Roof’s guilt was never in doubt. He confessed to the crime and to its careful planning for months before its commission. Roof is a delusional white supremacist who hoped to set off a race war by the systematic assassination of decent, innocent African Americans.
Subsequently he showed no regret. His writings, before and after his trial, are ugly expressions of vile racial hatred. In short, it takes a real effort to imagine acts of violence as despicable as Roof’s.
In fact, the New York Times reports that some who oppose the death penalty on moral grounds are having trouble with the Roof case. Rev. James Darby, a presiding elder for the A.M.E. church in Charleston, said it would be “bewildering” if Roof’s life is spared.
He added, “This could very well be the end of the death penalty in America, because if there ever was justification for killing anybody, this is the case.”
Indeed. The jury in Charleston will consider the penalty phase of Roof’s trial this week, and by the time you read this, it may have already made its decision between its only two options: life in prison without parole, or death.
Either way, Roof is going to be severely punished, whether by execution or by confinement for the next 50 or 60 years. Many of us would have a hard time deciding which is worse.
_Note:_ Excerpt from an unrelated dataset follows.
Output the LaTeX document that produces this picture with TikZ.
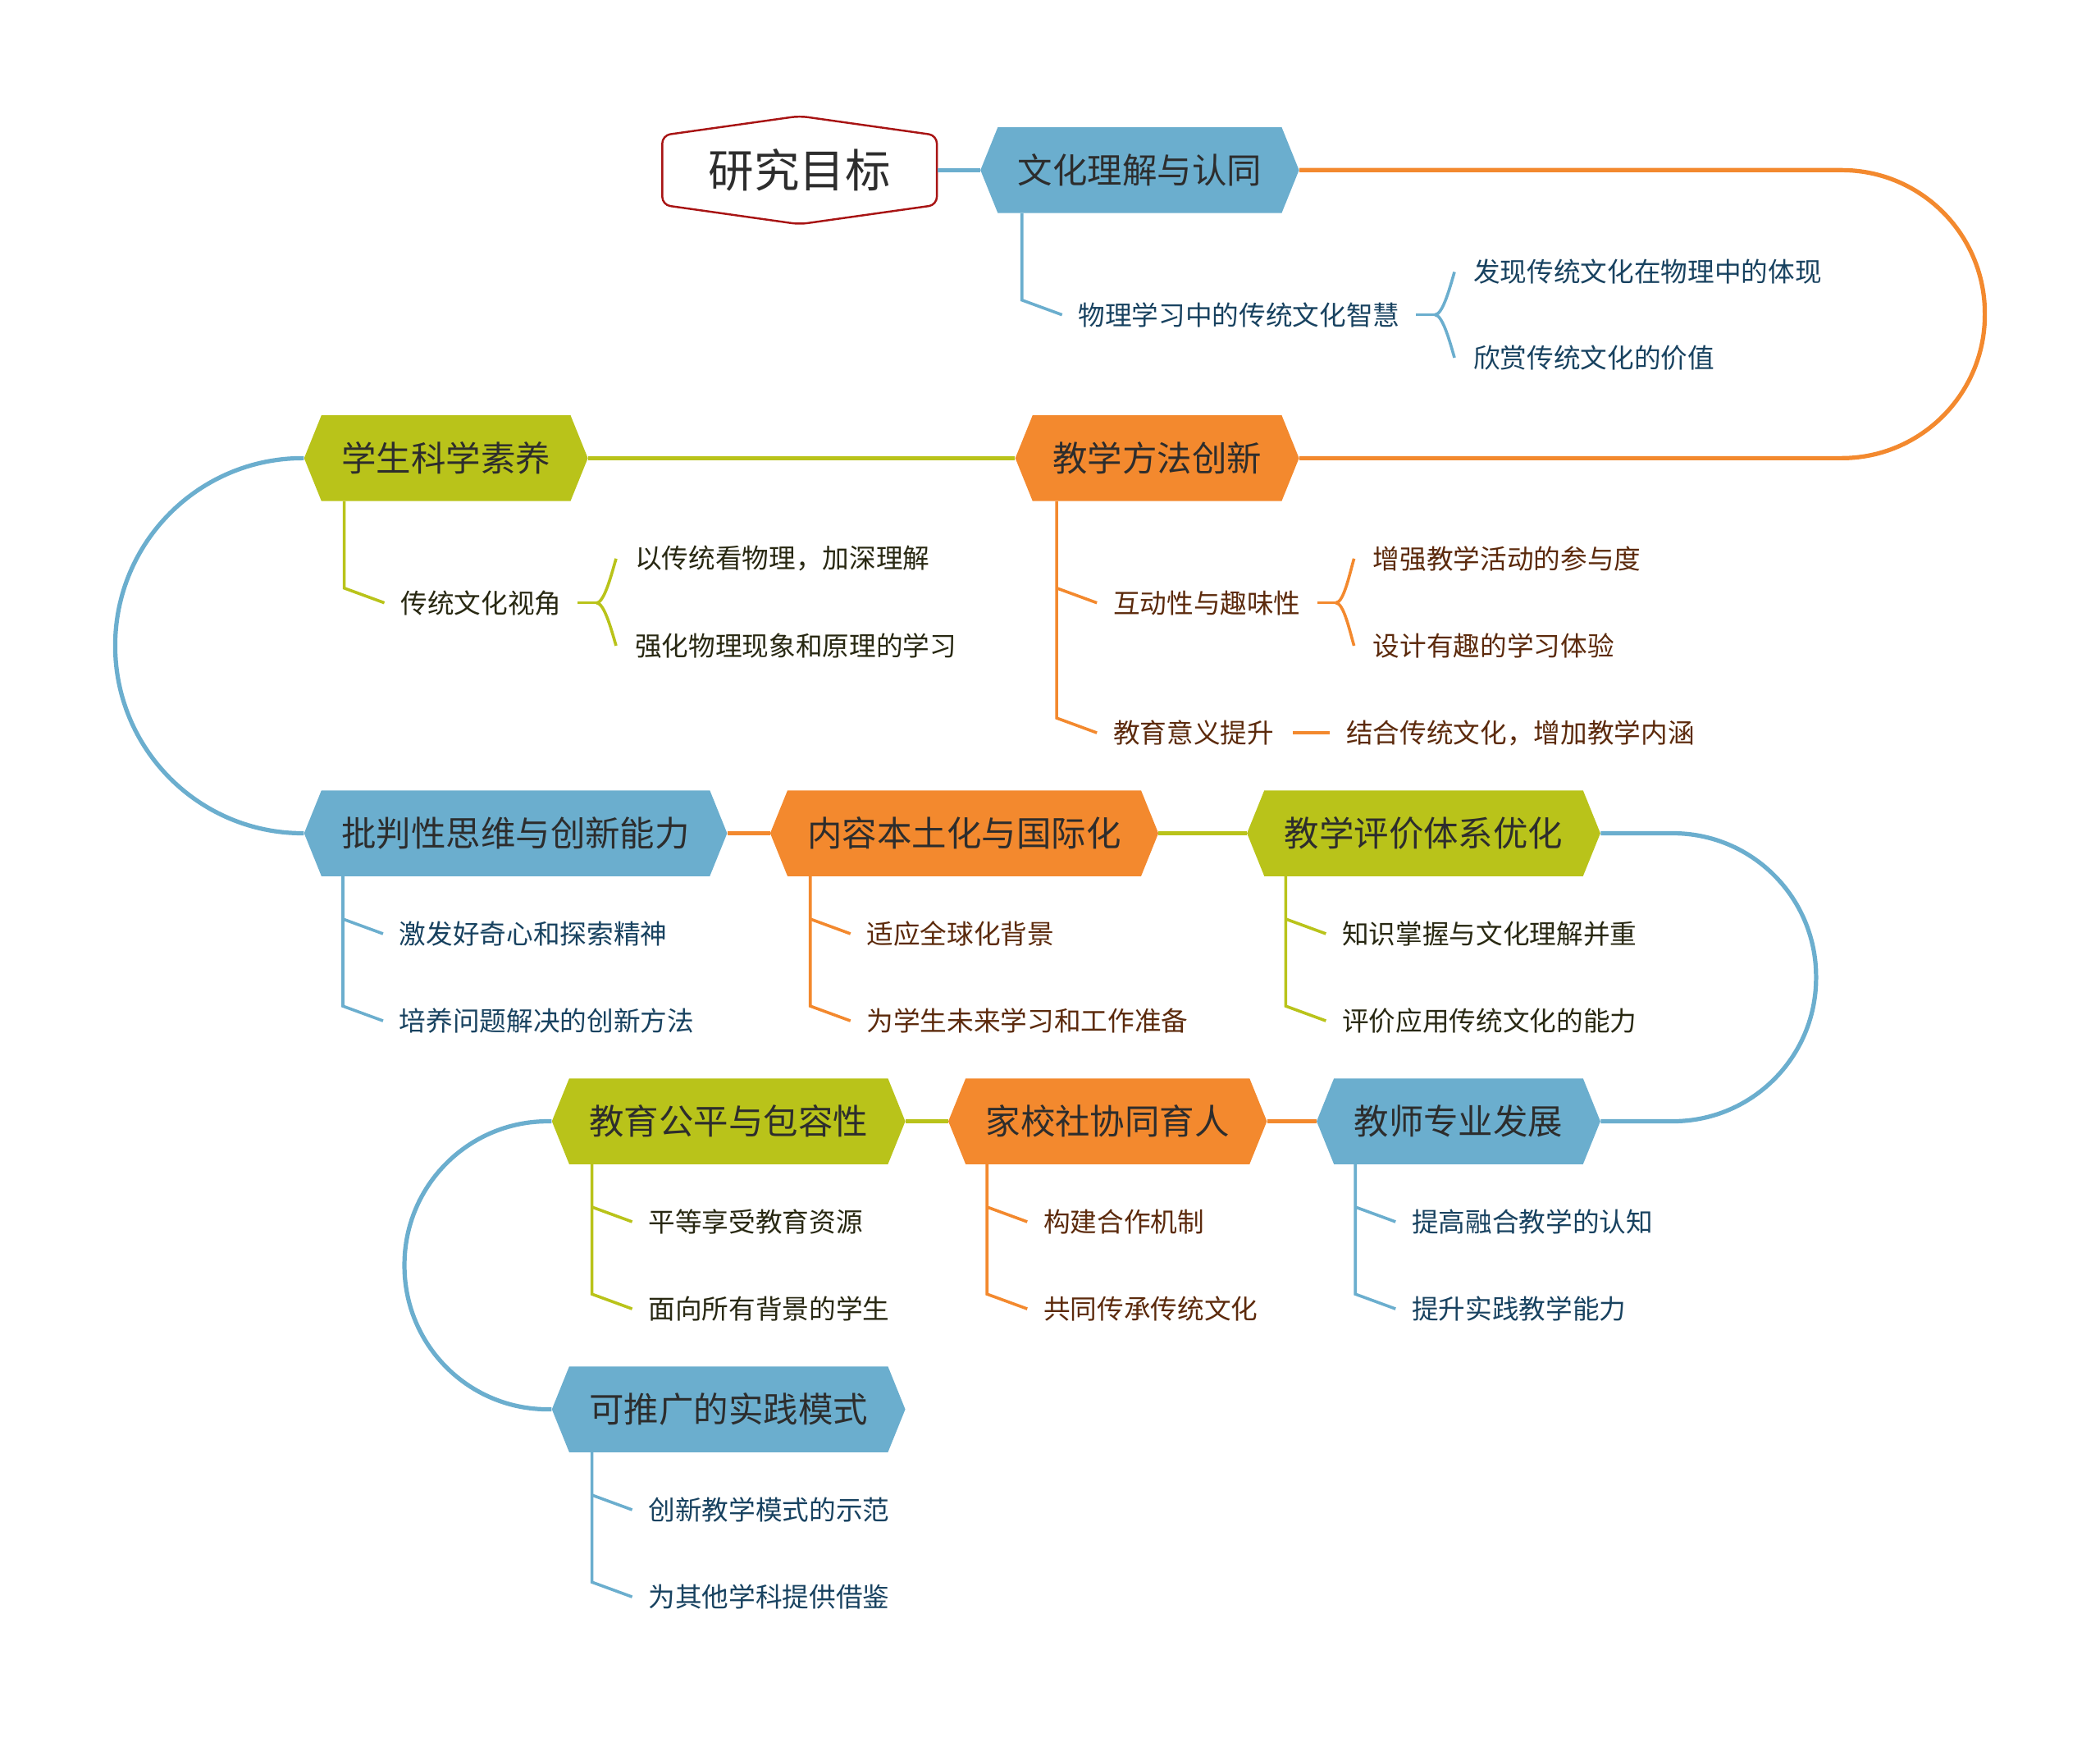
\documentclass[tikz,border=0pt]{standalone}
\usepackage{fontspec}
\newfontfamily\cjk{Noto Sans CJK SC}
\usetikzlibrary{shapes.symbols,calc}

\definecolor{cblue}{RGB}{107,174,206}
\definecolor{corange}{RGB}{243,137,46}
\definecolor{cgreen}{RGB}{185,195,26}
\definecolor{cred}{RGB}{168,20,20}
\definecolor{tblue}{RGB}{24,66,96}
\definecolor{tbrown}{RGB}{92,42,12}
\definecolor{tdark}{RGB}{40,40,18}
\definecolor{tgray}{RGB}{45,45,45}

\tikzset{
  topic/.style={signal, signal to=east and west, signal pointer angle=136,
    fill=#1, text=tgray, minimum height=64pt, inner xsep=15pt,
    font=\cjk\fontsize{26}{30}\selectfont},
  leaf/.style={anchor=west, inner sep=0pt, text=#1,
    font=\cjk\fontsize{20}{24}\selectfont},
  link/.style={draw=#1, line width=3.2pt},
  twig/.style={draw=#1, line width=2.2pt},
}

\begin{document}
\begin{tikzpicture}[x=1pt, y=-1pt]
  \useasboundingbox (0,0) rectangle (1568,1300);

  % 中心主题
  \node[signal, signal to=north and south, signal pointer angle=164,
    draw=cred, line width=1.5pt, rounded corners=6pt, fill=white,
    minimum width=205pt, minimum height=72pt, text=tgray,
    font=\cjk\fontsize{34}{40}\selectfont] (root) at (597,127) {研究目标};

  % 主干节点
  \node[topic=cblue]   (wenhua)   at (851,127)  {文化理解与认同};
  \node[topic=corange] (fangfa)   at (864,342)  {教学方法创新};
  \node[topic=cgreen]  (suyang)   at (333,342)  {学生科学素养};
  \node[topic=cblue]   (pipan)    at (385,622)  {批判性思维与创新能力};
  \node[topic=corange] (bentu)    at (720,622)  {内容本土化与国际化};
  \node[topic=cgreen]  (pingjia)  at (1063,622) {教学评价体系优化};
  \node[topic=cblue]   (jiaoshi)  at (1089,837) {教师专业发展};
  \node[topic=corange] (jiaxiao)  at (827,837)  {家校社协同育人};
  \node[topic=cgreen]  (gongping) at (544,837)  {教育公平与包容性};
  \node[topic=cblue]   (tuiguang) at (544,1052) {可推广的实践模式};

  % 主干连线（颜色随下一节点）
  \draw[link=cblue] (root.east) -- (wenhua.west);
  \draw[link=corange, rounded corners=107pt] (wenhua.east) -- (1482,127) -- (1482,342) -- (fangfa.east);
  \draw[link=cgreen] (fangfa.west) -- (suyang.east);
  \draw[link=cblue, rounded corners=140pt] (suyang.west) -- (86,342) -- (86,622) -- (pipan.west);
  \draw[link=corange] (pipan.east) -- (bentu.west);
  \draw[link=cgreen] (bentu.east) -- (pingjia.west);
  \draw[link=cblue, rounded corners=107pt] (pingjia.east) -- (1356,622) -- (1356,837) -- (jiaoshi.east);
  \draw[link=corange] (jiaoshi.west) -- (jiaxiao.east);
  \draw[link=cgreen] (jiaxiao.west) -- (gongping.east);
  \draw[link=cblue, rounded corners=107pt] (gongping.west) -- (302,837) -- (302,1052) -- (tuiguang.west);

  % 子节点
  \node[leaf=tblue] (wh1)  at (805,235)  {物理学习中的传统文化智慧};
  \node[leaf=tblue] (wh1a) at (1100,203) {发现传统文化在物理中的体现};
  \node[leaf=tblue] (wh1b) at (1100,267) {欣赏传统文化的价值};

  \node[leaf=tbrown] (ff1)  at (831,450)  {互动性与趣味性};
  \node[leaf=tbrown] (ff1a) at (1025,417) {增强教学活动的参与度};
  \node[leaf=tbrown] (ff1b) at (1025,482) {设计有趣的学习体验};
  \node[leaf=tbrown] (ff2)  at (831,547)  {教育意义提升};
  \node[leaf=tbrown] (ff2a) at (1005,547) {结合传统文化，增加教学内涵};

  \node[leaf=tdark] (sy1)  at (299,450) {传统文化视角};
  \node[leaf=tdark] (sy1a) at (474,417) {以传统看物理，加深理解};
  \node[leaf=tdark] (sy1b) at (474,482) {强化物理现象和原理的学习};

  \node[leaf=tblue]  (pp1) at (298,697)  {激发好奇心和探索精神};
  \node[leaf=tblue]  (pp2) at (298,762)  {培养问题解决的创新方法};
  \node[leaf=tbrown] (bt1) at (647,697)  {适应全球化背景};
  \node[leaf=tbrown] (bt2) at (647,762)  {为学生未来学习和工作准备};
  \node[leaf=tdark]  (pj1) at (1002,697) {知识掌握与文化理解并重};
  \node[leaf=tdark]  (pj2) at (1002,762) {评价应用传统文化的能力};

  \node[leaf=tblue]  (js1) at (1054,912) {提高融合教学的认知};
  \node[leaf=tblue]  (js2) at (1054,977) {提升实践教学能力};
  \node[leaf=tbrown] (jx1) at (779,912)  {构建合作机制};
  \node[leaf=tbrown] (jx2) at (779,977)  {共同传承传统文化};
  \node[leaf=tdark]  (gp1) at (484,912)  {平等享受教育资源};
  \node[leaf=tdark]  (gp2) at (484,977)  {面向所有背景的学生};
  \node[leaf=tblue]  (tg1) at (484,1127) {创新教学模式的示范};
  \node[leaf=tblue]  (tg2) at (484,1192) {为其他学科提供借鉴};

  % 分支线：竖线 + 斜线
  \foreach \m/\a/\b/\c in {fangfa/ff1/ff2/corange, pipan/pp1/pp2/cblue,
      bentu/bt1/bt2/corange, pingjia/pj1/pj2/cgreen, jiaoshi/js1/js2/cblue,
      jiaxiao/jx1/jx2/corange, gongping/gp1/gp2/cgreen, tuiguang/tg1/tg2/cblue} {
    \draw[twig=\c] ($(\b.west |- \m.south)+(-42,0)$) -- ($(\b.west)+(-42,-11)$) -- ($(\b.west)+(-12,0)$);
    \draw[twig=\c] ($(\a.west)+(-42,-11)$) -- ($(\a.west)+(-12,0)$);
  }
  \foreach \m/\a/\c in {wenhua/wh1/cblue, suyang/sy1/cgreen} {
    \draw[twig=\c] ($(\a.west |- \m.south)+(-42,0)$) -- ($(\a.west)+(-42,-11)$) -- ($(\a.west)+(-12,0)$);
  }

  % 括号
  \foreach \p/\u/\d/\c in {wh1/wh1a/wh1b/cblue, ff1/ff1a/ff1b/corange, sy1/sy1a/sy1b/cgreen} {
    \draw[twig=\c] ($(\p.east)+(12,0)$) -- ++(14,0) coordinate (j);
    \draw[twig=\c] (j) .. controls +(6,0) and +(-3,10) .. ($(\u.west)+(-14,0)$);
    \draw[twig=\c] (j) .. controls +(6,0) and +(-3,-10) .. ($(\d.west)+(-14,0)$);
  }
  \draw[twig=corange] ($(ff2.east)+(14,0)$) -- ($(ff2a.west)+(-12,0)$);

\end{tikzpicture}
\end{document}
If Roof is sentenced to death, few people — including death penalty opponents like me — will shed tears; the world is a better place without people like Roof.
And, clearly, people like Roof have to be punished, as well as separated from society. But it’s a mistake to allow the appalling nature of their crimes to drive American policy on capital punishment.
Unless we’re willing to resort to the truly cruel punishments of the past — and I hope we’re not — we will always be frustrated in the effort to achieve sufficient retribution for the worst crimes.
While putting Roof to death might be satisfying, that attractive pleasure should not lead us to ignore the sound reasons for abolishing the death penalty, just all other developed Western countries have done.
In fact, with or without the death penalty, we are unlikely to ever entirely eradicate crimes as despicable as Roof’s. But we should not allow someone such as Roof to lead us to retain an ancient barbaric practice that is ineffective and easily subject to mistakes and misapplication. It gives him more power than he deserves.